• **Records to process**:
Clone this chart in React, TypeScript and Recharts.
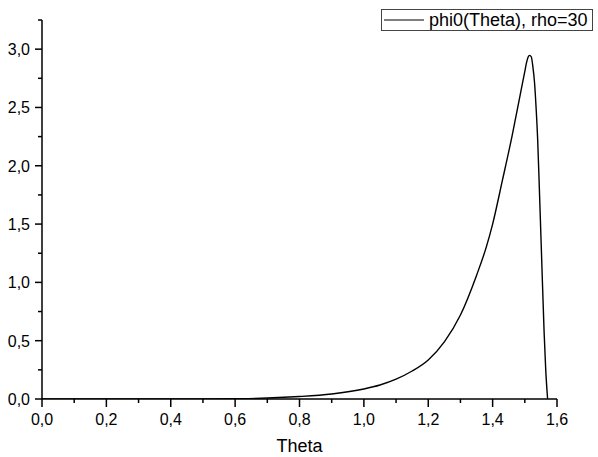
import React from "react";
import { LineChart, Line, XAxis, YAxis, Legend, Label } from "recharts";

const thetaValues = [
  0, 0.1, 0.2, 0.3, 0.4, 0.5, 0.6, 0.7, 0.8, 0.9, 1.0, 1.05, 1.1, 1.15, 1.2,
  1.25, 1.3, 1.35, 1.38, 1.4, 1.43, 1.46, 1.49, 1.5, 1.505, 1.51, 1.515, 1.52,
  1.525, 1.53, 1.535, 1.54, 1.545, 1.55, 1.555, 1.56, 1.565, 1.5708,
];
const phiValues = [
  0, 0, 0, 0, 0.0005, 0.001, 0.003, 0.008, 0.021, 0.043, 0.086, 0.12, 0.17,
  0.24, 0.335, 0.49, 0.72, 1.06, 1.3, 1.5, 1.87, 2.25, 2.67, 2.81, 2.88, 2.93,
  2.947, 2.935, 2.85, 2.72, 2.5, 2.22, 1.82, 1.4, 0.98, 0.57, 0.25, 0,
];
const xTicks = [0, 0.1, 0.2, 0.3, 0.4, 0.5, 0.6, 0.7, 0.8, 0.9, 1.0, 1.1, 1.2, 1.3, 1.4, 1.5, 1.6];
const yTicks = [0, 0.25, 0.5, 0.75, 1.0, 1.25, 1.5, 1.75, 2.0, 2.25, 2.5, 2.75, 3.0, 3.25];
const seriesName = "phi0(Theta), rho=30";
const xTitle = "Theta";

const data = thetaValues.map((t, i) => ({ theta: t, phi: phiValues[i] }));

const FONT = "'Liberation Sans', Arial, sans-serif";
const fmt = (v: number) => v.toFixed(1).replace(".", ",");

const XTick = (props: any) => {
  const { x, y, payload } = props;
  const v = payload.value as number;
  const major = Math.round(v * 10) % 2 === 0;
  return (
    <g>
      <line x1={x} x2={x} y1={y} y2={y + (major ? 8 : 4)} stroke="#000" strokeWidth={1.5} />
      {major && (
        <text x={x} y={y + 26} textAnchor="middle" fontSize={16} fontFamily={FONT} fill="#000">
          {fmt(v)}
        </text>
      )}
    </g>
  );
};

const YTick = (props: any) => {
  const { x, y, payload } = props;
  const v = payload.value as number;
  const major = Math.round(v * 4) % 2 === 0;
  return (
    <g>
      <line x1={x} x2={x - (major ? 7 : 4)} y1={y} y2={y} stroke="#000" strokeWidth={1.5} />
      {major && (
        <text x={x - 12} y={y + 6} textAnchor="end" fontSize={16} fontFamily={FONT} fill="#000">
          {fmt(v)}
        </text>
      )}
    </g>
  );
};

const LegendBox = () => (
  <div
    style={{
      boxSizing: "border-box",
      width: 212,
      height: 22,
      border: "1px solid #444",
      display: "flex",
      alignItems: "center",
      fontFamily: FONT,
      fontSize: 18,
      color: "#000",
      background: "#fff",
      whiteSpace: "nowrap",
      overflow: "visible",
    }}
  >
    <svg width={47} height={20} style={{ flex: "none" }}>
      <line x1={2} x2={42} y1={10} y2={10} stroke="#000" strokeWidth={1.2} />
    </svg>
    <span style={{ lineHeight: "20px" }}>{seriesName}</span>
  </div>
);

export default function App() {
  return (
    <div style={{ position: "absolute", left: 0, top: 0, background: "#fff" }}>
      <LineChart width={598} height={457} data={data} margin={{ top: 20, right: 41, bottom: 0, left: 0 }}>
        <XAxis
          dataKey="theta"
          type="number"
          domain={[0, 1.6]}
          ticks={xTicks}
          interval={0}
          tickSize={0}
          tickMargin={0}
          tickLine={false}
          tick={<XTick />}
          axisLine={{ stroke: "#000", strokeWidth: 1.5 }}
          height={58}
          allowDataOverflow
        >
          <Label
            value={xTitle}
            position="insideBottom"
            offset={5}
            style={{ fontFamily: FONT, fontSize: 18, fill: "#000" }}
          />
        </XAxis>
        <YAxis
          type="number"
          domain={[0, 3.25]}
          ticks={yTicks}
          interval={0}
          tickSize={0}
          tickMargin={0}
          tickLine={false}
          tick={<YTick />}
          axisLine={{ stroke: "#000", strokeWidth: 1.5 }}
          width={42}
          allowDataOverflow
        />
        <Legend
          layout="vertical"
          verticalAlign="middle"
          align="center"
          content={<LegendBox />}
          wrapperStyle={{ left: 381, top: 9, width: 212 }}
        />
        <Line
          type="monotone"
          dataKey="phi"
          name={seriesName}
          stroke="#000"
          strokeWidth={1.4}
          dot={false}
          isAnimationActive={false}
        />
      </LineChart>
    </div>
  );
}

...

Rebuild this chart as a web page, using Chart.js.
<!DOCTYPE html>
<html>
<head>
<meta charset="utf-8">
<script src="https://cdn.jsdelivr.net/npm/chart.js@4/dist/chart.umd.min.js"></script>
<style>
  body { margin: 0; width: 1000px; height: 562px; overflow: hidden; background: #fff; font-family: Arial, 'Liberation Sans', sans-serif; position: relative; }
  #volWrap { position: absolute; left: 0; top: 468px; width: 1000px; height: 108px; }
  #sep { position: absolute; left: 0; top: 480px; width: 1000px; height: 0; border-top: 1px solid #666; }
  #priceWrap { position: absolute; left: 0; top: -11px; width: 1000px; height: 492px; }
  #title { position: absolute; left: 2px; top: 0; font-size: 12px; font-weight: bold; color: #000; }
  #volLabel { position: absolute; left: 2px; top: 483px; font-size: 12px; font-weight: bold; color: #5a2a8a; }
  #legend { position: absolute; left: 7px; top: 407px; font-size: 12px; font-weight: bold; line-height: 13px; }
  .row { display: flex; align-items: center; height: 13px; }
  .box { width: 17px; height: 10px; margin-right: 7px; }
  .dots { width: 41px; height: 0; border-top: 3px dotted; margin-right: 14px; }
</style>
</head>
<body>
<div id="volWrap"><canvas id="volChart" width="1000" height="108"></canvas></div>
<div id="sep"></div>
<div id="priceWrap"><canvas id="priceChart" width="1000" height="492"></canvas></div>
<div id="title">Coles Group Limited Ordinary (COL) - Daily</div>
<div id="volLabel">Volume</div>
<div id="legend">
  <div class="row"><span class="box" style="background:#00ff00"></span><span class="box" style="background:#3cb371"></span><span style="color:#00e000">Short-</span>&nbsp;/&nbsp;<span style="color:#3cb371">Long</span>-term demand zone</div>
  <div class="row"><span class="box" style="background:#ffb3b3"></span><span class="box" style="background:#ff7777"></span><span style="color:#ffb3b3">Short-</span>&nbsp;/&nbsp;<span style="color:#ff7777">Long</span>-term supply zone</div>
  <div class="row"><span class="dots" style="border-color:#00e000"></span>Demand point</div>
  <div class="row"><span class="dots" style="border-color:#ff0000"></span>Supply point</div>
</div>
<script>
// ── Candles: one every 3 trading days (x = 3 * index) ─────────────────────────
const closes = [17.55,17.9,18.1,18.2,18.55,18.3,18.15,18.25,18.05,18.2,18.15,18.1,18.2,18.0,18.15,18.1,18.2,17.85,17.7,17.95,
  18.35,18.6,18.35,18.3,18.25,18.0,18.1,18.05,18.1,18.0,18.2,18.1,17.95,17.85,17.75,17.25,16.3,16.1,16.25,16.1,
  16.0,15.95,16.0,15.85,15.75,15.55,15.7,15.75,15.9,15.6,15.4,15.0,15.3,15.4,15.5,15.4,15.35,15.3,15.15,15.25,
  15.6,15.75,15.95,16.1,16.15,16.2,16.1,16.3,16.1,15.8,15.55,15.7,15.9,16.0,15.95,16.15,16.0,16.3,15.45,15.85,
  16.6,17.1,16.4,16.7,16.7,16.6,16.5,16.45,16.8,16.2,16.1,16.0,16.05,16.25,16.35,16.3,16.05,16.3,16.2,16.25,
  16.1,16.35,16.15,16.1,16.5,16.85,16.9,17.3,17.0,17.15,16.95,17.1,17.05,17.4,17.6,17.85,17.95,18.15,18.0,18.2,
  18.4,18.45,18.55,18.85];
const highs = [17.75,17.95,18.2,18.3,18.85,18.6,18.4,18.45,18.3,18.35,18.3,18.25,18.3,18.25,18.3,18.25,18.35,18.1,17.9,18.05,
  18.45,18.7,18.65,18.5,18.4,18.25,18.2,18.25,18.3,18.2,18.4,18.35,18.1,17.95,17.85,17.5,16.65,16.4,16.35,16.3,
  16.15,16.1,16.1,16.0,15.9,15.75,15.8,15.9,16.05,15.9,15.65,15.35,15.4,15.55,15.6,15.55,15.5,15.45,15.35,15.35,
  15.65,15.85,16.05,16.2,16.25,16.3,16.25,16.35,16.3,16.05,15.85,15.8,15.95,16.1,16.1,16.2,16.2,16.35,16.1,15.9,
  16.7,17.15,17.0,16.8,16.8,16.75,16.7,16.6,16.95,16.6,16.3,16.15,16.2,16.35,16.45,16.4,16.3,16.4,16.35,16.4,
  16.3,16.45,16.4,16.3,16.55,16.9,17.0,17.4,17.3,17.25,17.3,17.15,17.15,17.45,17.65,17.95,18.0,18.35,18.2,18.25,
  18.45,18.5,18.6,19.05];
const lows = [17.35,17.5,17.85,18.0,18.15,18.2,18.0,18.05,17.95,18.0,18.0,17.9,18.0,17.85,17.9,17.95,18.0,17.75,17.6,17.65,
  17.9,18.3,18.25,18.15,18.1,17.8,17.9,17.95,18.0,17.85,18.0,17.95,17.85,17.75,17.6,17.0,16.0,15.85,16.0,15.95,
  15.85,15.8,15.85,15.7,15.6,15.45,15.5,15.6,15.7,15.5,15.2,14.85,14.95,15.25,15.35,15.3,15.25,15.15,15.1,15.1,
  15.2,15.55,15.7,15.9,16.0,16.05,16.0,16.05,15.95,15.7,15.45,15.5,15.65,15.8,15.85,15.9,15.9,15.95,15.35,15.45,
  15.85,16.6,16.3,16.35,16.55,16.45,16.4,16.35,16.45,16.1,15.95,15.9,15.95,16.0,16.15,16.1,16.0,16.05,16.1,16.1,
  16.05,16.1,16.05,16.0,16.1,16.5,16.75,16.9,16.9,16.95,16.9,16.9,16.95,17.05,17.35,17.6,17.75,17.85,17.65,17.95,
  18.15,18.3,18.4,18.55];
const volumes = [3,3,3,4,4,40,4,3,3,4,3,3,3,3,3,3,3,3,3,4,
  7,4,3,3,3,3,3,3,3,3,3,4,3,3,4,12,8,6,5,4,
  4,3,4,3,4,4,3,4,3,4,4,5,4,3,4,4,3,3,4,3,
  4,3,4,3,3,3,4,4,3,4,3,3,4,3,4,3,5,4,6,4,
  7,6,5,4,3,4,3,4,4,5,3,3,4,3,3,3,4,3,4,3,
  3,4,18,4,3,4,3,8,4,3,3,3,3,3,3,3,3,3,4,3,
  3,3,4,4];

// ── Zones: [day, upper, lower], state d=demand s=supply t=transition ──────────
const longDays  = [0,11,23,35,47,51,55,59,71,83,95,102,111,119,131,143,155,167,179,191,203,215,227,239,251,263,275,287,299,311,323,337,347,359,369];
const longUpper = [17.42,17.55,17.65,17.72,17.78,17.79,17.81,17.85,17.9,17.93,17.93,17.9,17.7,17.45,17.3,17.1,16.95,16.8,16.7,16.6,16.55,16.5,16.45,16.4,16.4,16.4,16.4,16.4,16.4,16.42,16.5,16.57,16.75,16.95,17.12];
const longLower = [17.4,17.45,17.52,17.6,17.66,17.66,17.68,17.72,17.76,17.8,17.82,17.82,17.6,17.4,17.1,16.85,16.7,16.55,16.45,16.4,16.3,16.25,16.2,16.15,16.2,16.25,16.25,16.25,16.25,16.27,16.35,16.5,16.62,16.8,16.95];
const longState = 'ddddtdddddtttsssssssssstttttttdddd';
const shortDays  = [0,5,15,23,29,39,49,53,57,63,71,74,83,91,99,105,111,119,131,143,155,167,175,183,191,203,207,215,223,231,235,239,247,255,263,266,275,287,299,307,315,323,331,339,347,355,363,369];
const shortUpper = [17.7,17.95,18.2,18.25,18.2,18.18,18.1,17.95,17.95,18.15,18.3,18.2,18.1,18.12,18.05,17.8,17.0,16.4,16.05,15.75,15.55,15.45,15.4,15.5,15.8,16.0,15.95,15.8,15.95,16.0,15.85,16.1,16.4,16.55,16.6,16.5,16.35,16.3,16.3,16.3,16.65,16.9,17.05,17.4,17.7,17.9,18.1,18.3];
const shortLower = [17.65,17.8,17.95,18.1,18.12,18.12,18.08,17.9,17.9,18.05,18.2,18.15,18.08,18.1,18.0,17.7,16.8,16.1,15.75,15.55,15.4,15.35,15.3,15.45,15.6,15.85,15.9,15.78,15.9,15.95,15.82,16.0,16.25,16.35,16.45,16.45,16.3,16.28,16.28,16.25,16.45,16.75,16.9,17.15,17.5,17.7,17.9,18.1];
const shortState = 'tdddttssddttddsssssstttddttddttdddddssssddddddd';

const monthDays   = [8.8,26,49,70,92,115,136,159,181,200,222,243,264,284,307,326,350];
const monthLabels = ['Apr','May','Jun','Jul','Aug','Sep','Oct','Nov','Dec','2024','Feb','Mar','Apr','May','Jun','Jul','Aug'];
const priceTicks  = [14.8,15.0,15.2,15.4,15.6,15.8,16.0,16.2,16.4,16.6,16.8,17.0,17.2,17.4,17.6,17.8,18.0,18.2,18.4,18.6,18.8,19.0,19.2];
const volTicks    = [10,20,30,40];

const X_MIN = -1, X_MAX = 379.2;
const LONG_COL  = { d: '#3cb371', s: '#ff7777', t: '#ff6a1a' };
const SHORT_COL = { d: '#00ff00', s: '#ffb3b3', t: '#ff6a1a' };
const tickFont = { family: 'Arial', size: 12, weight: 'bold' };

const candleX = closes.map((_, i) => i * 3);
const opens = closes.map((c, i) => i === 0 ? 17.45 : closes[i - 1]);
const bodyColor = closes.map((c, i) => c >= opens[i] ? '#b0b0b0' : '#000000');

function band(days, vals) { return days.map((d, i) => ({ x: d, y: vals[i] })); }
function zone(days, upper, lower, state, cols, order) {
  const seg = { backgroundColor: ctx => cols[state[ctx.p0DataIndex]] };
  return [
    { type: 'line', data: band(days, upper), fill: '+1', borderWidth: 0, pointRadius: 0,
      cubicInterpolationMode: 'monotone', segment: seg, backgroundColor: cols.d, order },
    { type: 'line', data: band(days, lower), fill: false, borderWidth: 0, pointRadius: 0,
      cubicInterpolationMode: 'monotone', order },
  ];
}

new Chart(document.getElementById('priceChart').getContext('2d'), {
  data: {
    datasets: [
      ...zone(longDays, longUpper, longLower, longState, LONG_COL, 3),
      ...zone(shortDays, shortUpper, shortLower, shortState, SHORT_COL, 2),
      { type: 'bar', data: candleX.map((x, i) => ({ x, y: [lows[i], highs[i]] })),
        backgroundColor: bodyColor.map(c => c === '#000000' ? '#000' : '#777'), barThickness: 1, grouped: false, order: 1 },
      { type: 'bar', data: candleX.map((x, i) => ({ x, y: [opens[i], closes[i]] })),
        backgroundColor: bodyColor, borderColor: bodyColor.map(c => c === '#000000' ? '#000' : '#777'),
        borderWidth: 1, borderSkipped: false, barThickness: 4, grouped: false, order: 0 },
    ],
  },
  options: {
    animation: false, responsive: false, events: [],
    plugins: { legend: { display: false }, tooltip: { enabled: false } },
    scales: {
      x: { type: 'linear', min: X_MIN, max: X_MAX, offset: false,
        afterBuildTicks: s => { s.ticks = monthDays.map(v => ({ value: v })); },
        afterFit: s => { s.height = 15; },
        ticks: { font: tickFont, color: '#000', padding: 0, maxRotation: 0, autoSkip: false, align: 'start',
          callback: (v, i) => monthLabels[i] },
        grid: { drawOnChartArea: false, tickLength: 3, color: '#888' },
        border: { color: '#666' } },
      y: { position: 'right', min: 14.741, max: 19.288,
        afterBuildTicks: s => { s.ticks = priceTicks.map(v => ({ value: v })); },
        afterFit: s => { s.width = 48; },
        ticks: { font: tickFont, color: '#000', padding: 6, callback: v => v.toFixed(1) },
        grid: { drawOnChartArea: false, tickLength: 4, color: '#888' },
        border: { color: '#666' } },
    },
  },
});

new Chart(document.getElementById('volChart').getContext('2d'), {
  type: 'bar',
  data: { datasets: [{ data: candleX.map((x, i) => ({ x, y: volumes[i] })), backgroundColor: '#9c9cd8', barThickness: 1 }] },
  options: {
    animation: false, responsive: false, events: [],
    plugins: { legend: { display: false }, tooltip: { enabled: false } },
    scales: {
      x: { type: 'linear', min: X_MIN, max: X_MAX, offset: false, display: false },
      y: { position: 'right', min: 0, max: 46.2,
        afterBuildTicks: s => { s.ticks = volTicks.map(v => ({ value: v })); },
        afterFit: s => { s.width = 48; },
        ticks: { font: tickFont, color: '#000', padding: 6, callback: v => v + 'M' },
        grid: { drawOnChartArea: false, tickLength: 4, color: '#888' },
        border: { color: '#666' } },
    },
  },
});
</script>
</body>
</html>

• **What you need to do**:
Drop the images and output only the lines from the one that contains "Clone this chart" to the one that contains "YAxis, Legend, Label", both included.

• **Complete response**:
Clone this chart in React, TypeScript and Recharts.
import React from "react";
import { LineChart, Line, XAxis, YAxis, Legend, Label } from "recharts";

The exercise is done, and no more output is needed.